━━━━━ Data supplied

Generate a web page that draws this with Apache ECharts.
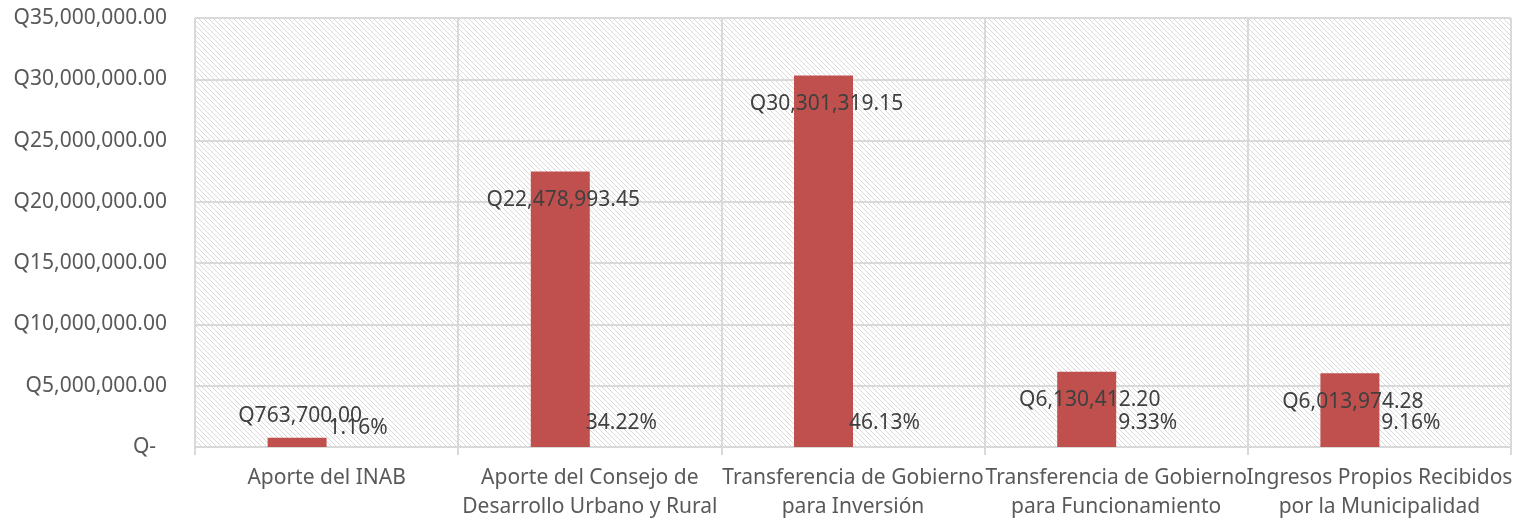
<!DOCTYPE html>
<html>
<head>
<meta charset="utf-8">
<script src="https://cdn.jsdelivr.net/npm/echarts@6/dist/echarts.min.js"></script>
<style>
  html, body { margin: 0; padding: 0; background: #ffffff; }
  #chart { width: 1517px; height: 518px; }
</style>
</head>
<body>
<div id="chart"></div>
<script>
var categories = [
    "Aporte del INAB",
    "Aporte del Consejo de\nDesarrollo Urbano y Rural",
    "Transferencia de Gobierno\npara Inversión",
    "Transferencia de Gobierno\npara Funcionamiento",
    "Ingresos Propios Recibidos\npor la Municipalidad"
];
var amounts = [763700.00, 22478993.45, 30301319.15, 6130412.20, 6013974.28];
var percents = [1.16, 34.22, 46.13, 9.33, 9.16];

function money(v) {
    if (v === 0) return "Q-  ";
    return "Q" + v.toLocaleString("en-US", { minimumFractionDigits: 2, maximumFractionDigits: 2 });
}

// hatched plot background
var tile = document.createElement("canvas");
tile.width = 5;
tile.height = 5;
var ctx = tile.getContext("2d");
ctx.fillStyle = "#ffffff";
ctx.fillRect(0, 0, 5, 5);
for (var i = 0; i < 5; i++) {
    ctx.fillStyle = "#d9d9d9";
    ctx.fillRect(i, i, 1, 1);
}

var myChart = echarts.init(document.getElementById("chart"));
var font = "Noto Sans";

var option = {
    backgroundColor: "#ffffff",
    animation: false,
    grid: {
        left: 195,
        right: 6,
        top: 18,
        bottom: 71,
        outerBoundsMode: "none",
        show: true,
        borderWidth: 0,
        backgroundColor: { image: tile, repeat: "repeat" }
    },
    xAxis: {
        type: "category",
        data: categories,
        axisLine: { lineStyle: { color: "#d9d9d9", width: 2 } },
        axisTick: { show: true, length: 8, lineStyle: { color: "#d9d9d9", width: 2 } },
        splitLine: { show: true, lineStyle: { color: "#d9d9d9", width: 2 } },
        axisLabel: {
            interval: 0,
            margin: 17,
            color: "#595959",
            fontFamily: font,
            fontSize: 21,
            lineHeight: 29
        }
    },
    yAxis: {
        type: "value",
        min: 0,
        max: 35000000,
        interval: 5000000,
        axisLine: { show: false },
        axisTick: { show: false },
        splitLine: { lineStyle: { color: "#d9d9d9", width: 2 } },
        axisLabel: {
            margin: 28,
            color: "#595959",
            fontFamily: font,
            fontSize: 21,
            formatter: money
        }
    },
    series: [
        {
            name: "Monto",
            type: "bar",
            barWidth: 59,
            barGap: "0%",
            itemStyle: { color: "#c0504d" },
            label: {
                show: true,
                position: "insideTop",
                distance: 18,
                offset: [3, 0],
                color: "#404040",
                fontFamily: font,
                fontSize: 21,
                formatter: function(p) { return money(p.value); }
            },
            data: amounts.map(function(v, i) {
                if (i === 0) {
                    return { value: v, label: { position: "top", distance: 11 } };
                }
                return v;
            }),
            z: 3
        },
        {
            name: "Porcentaje",
            type: "bar",
            barWidth: 59,
            itemStyle: { color: "rgba(0,0,0,0)" },
            label: {
                show: true,
                position: "top",
                distance: 13,
                offset: [2, 0],
                color: "#404040",
                fontFamily: font,
                fontSize: 21,
                formatter: function(p) { return p.value.toFixed(2) + "%"; }
            },
            data: percents.map(function(v, i) {
                if (i === 0) {
                    return { value: v, label: { distance: 8 } };
                }
                return v;
            }),
            z: 4
        }
    ]
};
myChart.setOption(option);
</script>
</body>
</html>
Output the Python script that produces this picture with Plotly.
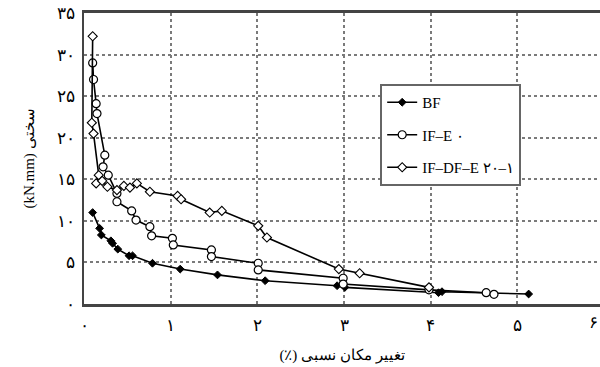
import plotly.graph_objects as go

# ---- data ----
bf_x = [0.10, 0.18, 0.20, 0.31, 0.33, 0.39, 0.52, 0.56, 0.79, 1.11, 1.54, 2.09, 2.92, 3.01, 4.09, 4.13, 5.13]
bf_y = [11.0, 9.1, 8.3, 7.6, 7.3, 6.6, 5.8, 5.8, 4.9, 4.2, 3.5, 2.8, 2.2, 2.0, 1.36, 1.48, 1.2]

ife_x = [0.10, 0.11, 0.14, 0.15, 0.24, 0.22, 0.28, 0.38, 0.38, 0.55, 0.60, 0.76, 0.78, 1.02, 1.03,
         1.47, 1.47, 2.01, 2.01, 2.99, 2.99, 3.98, 4.64, 4.73]
ife_y = [29.0, 27.0, 24.1, 22.9, 17.9, 16.5, 15.5, 13.3, 12.3, 11.2, 10.1, 9.3, 8.2, 7.9, 7.1,
         6.5, 5.7, 4.9, 4.1, 3.1, 2.4, 1.7, 1.36, 1.16]

ifdf_x = [0.10, 0.09, 0.11, 0.17, 0.14, 0.21, 0.27, 0.38, 0.46, 0.53, 0.61, 0.76, 1.08, 1.12,
          1.45, 1.59, 2.01, 2.11, 2.94, 3.18, 3.98]
ifdf_y = [32.2, 21.8, 20.5, 15.5, 14.5, 14.8, 14.1, 13.7, 14.2, 14.0, 14.5, 13.5, 13.0, 12.6,
          11.0, 11.2, 9.4, 8.0, 4.2, 3.7, 2.0]

series_names = ["BF", "IF–E ۰", "IF–DF–E ۲۰–۱"]
x_tickvals = [0, 1, 2, 3, 4, 5]
x_ticktext = ["۰", "۱", "۲", "۳", "۴", "۵"]
y_tickvals = [0, 5, 10, 15, 20, 25, 30, 35]
y_ticktext = ["۰", "۵", "۱۰", "۱۵", "۲۰", "۲۵", "۳۰", "۳۵"]
x_title = "تغییر مکان نسبی (٪)\u200f"
y_title = "(kN.mm) سختی"

FONT = "Liberation Serif, DejaVu Serif, serif"

fig = go.Figure()
fig.add_trace(go.Scatter(
    x=bf_x, y=bf_y, name=series_names[0], mode="lines+markers", legendgroup="a",
    line=dict(color="black", width=1.6),
    marker=dict(symbol="diamond", size=6, color="black", line=dict(color="black", width=1)),
))
fig.add_trace(go.Scatter(
    x=ife_x, y=ife_y, name=series_names[1], mode="lines+markers", legendgroup="b",
    line=dict(color="black", width=1.6),
    marker=dict(symbol="circle", size=8, color="white", line=dict(color="black", width=1.2)),
))
fig.add_trace(go.Scatter(
    x=ifdf_x, y=ifdf_y, name=series_names[2], mode="lines+markers", legendgroup="c",
    line=dict(color="black", width=1.6),
    marker=dict(symbol="diamond", size=7, color="white", line=dict(color="black", width=1.1)),
))

fig.update_layout(
    width=600, height=367,
    margin=dict(l=84, r=0, t=13, b=63),
    paper_bgcolor="white", plot_bgcolor="white",
    font=dict(family=FONT, size=15, color="black"),
    showlegend=True,
    legend=dict(
        x=0.574, y=0.756, xanchor="left", yanchor="top",
        bgcolor="white", bordercolor="#666", borderwidth=2,
        font=dict(family=FONT, size=15, color="black"),
        tracegroupgap=10,
    ),
    xaxis=dict(
        range=[0, 5.953], tickmode="array", tickvals=x_tickvals, ticktext=x_ticktext,
        showgrid=True, gridcolor="#7a7a7a", gridwidth=1.5, griddash="3px,3px",
        showline=True, linecolor="#444", linewidth=2.5, mirror=True,
        ticks="outside", ticklen=4, tickcolor="rgba(0,0,0,0)", zeroline=False,
        tickfont=dict(size=17),
        title=dict(text=x_title, standoff=16, font=dict(size=15)),
    ),
    yaxis=dict(
        range=[0, 35], tickmode="array", tickvals=y_tickvals, ticktext=y_ticktext,
        showgrid=True, gridcolor="#7a7a7a", gridwidth=1.5, griddash="3px,3px",
        showline=True, linecolor="#444", linewidth=2, mirror=False,
        ticks="outside", ticklen=4, tickcolor="rgba(0,0,0,0)", zeroline=False,
        tickfont=dict(size=17),
        title=dict(text=y_title, standoff=18, font=dict(size=15)),
    ),
    annotations=[dict(
        text="۶", xref="paper", yref="paper", x=1.0, xanchor="right", y=0, yanchor="top", yshift=-7,
        showarrow=False, font=dict(family=FONT, size=17),
    )],
)

fig.write_html("out.html")
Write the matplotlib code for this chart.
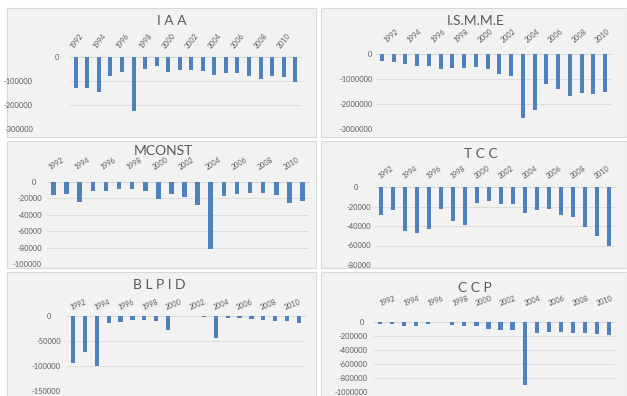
import matplotlib.pyplot as plt
from matplotlib.patches import Rectangle
from matplotlib.transforms import ScaledTranslation

plt.rcParams['font.family'] = ['Lato', 'DejaVu Sans']

years = list(range(1992, 2012))
year_ticks = [str(y) for y in range(1992, 2011, 2)]

iaa = [-128000, -128000, -147000, -78000, -64000, -224000, -49000, -39000, -64000, -56000,
       -56000, -60000, -75000, -67000, -67000, -78000, -90000, -78000, -85000, -104000]
ismme = [-280000, -330000, -410000, -480000, -470000, -610000, -550000, -550000, -510000, -610000,
         -800000, -880000, -2550000, -2240000, -1210000, -1410000, -1680000, -1570000, -1600000, -1510000]
mconst = [-16300, -14600, -24400, -11400, -10600, -8500, -8500, -10600, -20300, -14600,
          -17900, -27600, -81300, -17100, -14600, -13800, -13800, -16300, -25600, -23600]
tcc = [-29000, -24100, -45500, -47200, -42800, -22100, -34500, -39300, -16200, -14500,
       -17200, -17900, -26200, -24100, -22800, -29000, -31000, -41400, -50000, -60000]
blpid = [-94000, -72000, -100000, -13300, -12000, -7300, -8000, -10700, -27300, 0,
         0, -2700, -44000, -4000, -3400, -6000, -7400, -9400, -9400, -13500]
ccp = [-30000, -30000, -62000, -62000, -24000, 0, -48000, -50000, -62000, -96000,
       -110000, -120000, -904000, -163000, -144000, -144000, -150000, -163000, -178000, -192000]

W, H = 627, 396
fig = plt.figure(figsize=(W / 100, H / 100), dpi=100, facecolor='white')

BAR = '#4f81bd'
GRID = '#d9d9d9'
TXT = '#595959'
PANEL = '#f2f2f2'


def shift(label, dx, dy=0):
    label.set_transform(label.get_transform() +
                        ScaledTranslation(dx / 100, dy / 100, fig.dpi_scale_trans))


# panel box, plot box (px), title, title centre, data, y ticks,
# y label pad (px), shift of the "0" label (px),
# year label angle, year label pad (pt), year label shift (px)
charts = [
    ((7, 8, 316, 137), (70, 57, 301, 129), 'I A A', (172, 21), iaa,
     [0, -100000, -200000, -300000], 37, 26, 52, 5, -2),
    ((321, 8, 627, 137), (376, 54, 611, 129), 'I.S.M.M.E', (476, 21), ismme,
     [0, -1000000, -2000000, -3000000], 3, -1, 40, 7.5, 5),
    ((7, 141, 316, 268), (47, 182, 309, 264), 'MCONST', (163, 151), mconst,
     [0, -20000, -40000, -60000, -80000, -100000], 5, -6, 32, 8, -3),
    ((321, 141, 627, 268), (375, 187, 615, 265), 'T C C', (481, 154), tcc,
     [0, -20000, -40000, -60000, -80000], 4, -13, 35, 5, 0),
    ((7, 272, 316, 400), (67, 316, 305, 391), 'B L P I D', (159, 285), blpid,
     [0, -50000, -100000, -150000], 6, -10, 22, 4, -1),
    ((321, 272, 627, 400), (374, 322, 615, 392), 'C C P', (475, 288), ccp,
     [0, -200000, -400000, -600000, -800000, -1000000], 6, -4, 20, 11, 1),
]

x = list(range(len(years)))

for panel, box, title, tpos, vals, yt, pad, zdx, rot, xpad, xdx in charts:
    l, t, r, b = panel
    fig.patches.append(Rectangle((l / W, 1 - b / H), (r - l) / W, (b - t) / H,
                                 transform=fig.transFigure, facecolor=PANEL,
                                 edgecolor=GRID, linewidth=0.8, zorder=-5))
    l, t, r, b = box
    ax = fig.add_axes([l / W, 1 - b / H, (r - l) / W, (b - t) / H])
    ax.set_zorder(2)
    ax.set_facecolor('none')
    ax.bar(x, vals, width=0.35, color=BAR, zorder=3)
    ax.set_xlim(-0.5, len(years) - 0.5)
    ax.set_ylim(yt[-1], 0)
    ax.set_yticks(yt)
    ax.set_yticklabels([str(v) for v in yt], fontsize=5.4, color=TXT)
    ax.grid(axis='y', color=GRID, linewidth=0.6, zorder=0)
    ax.xaxis.tick_top()
    ax.set_xticks(x[::2])
    ax.set_xticklabels(year_ticks, fontsize=5.1, color=TXT, rotation=rot,
                       ha='left', va='bottom', rotation_mode='anchor')
    ax.tick_params(axis='x', length=0, pad=xpad)
    ax.tick_params(axis='y', length=0, pad=pad * 0.72)
    shift(ax.get_yticklabels()[0], zdx)
    for lab in ax.get_xticklabels():
        shift(lab, xdx)
    for side in ('left', 'right', 'bottom'):
        ax.spines[side].set_visible(False)
    ax.spines['top'].set_color(GRID)
    ax.spines['top'].set_linewidth(0.8)
    fig.text(tpos[0] / W, 1 - tpos[1] / H, title, fontsize=10, color=TXT,
             ha='center', va='center')

fig.savefig('out.png', dpi=100, facecolor='white')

━━━━━━━━━━

[What to produce]:
All lines above starting at the one with "Write the matplotlib code for this chart." and ending at the one with "year_ticks = [str(y)", inclusive, are to be printed again exactly, with the pictures left out.

[Response]:
Write the matplotlib code for this chart.
import matplotlib.pyplot as plt
from matplotlib.patches import Rectangle
from matplotlib.transforms import ScaledTranslation

plt.rcParams['font.family'] = ['Lato', 'DejaVu Sans']

years = list(range(1992, 2012))
year_ticks = [str(y) for y in range(1992, 2011, 2)]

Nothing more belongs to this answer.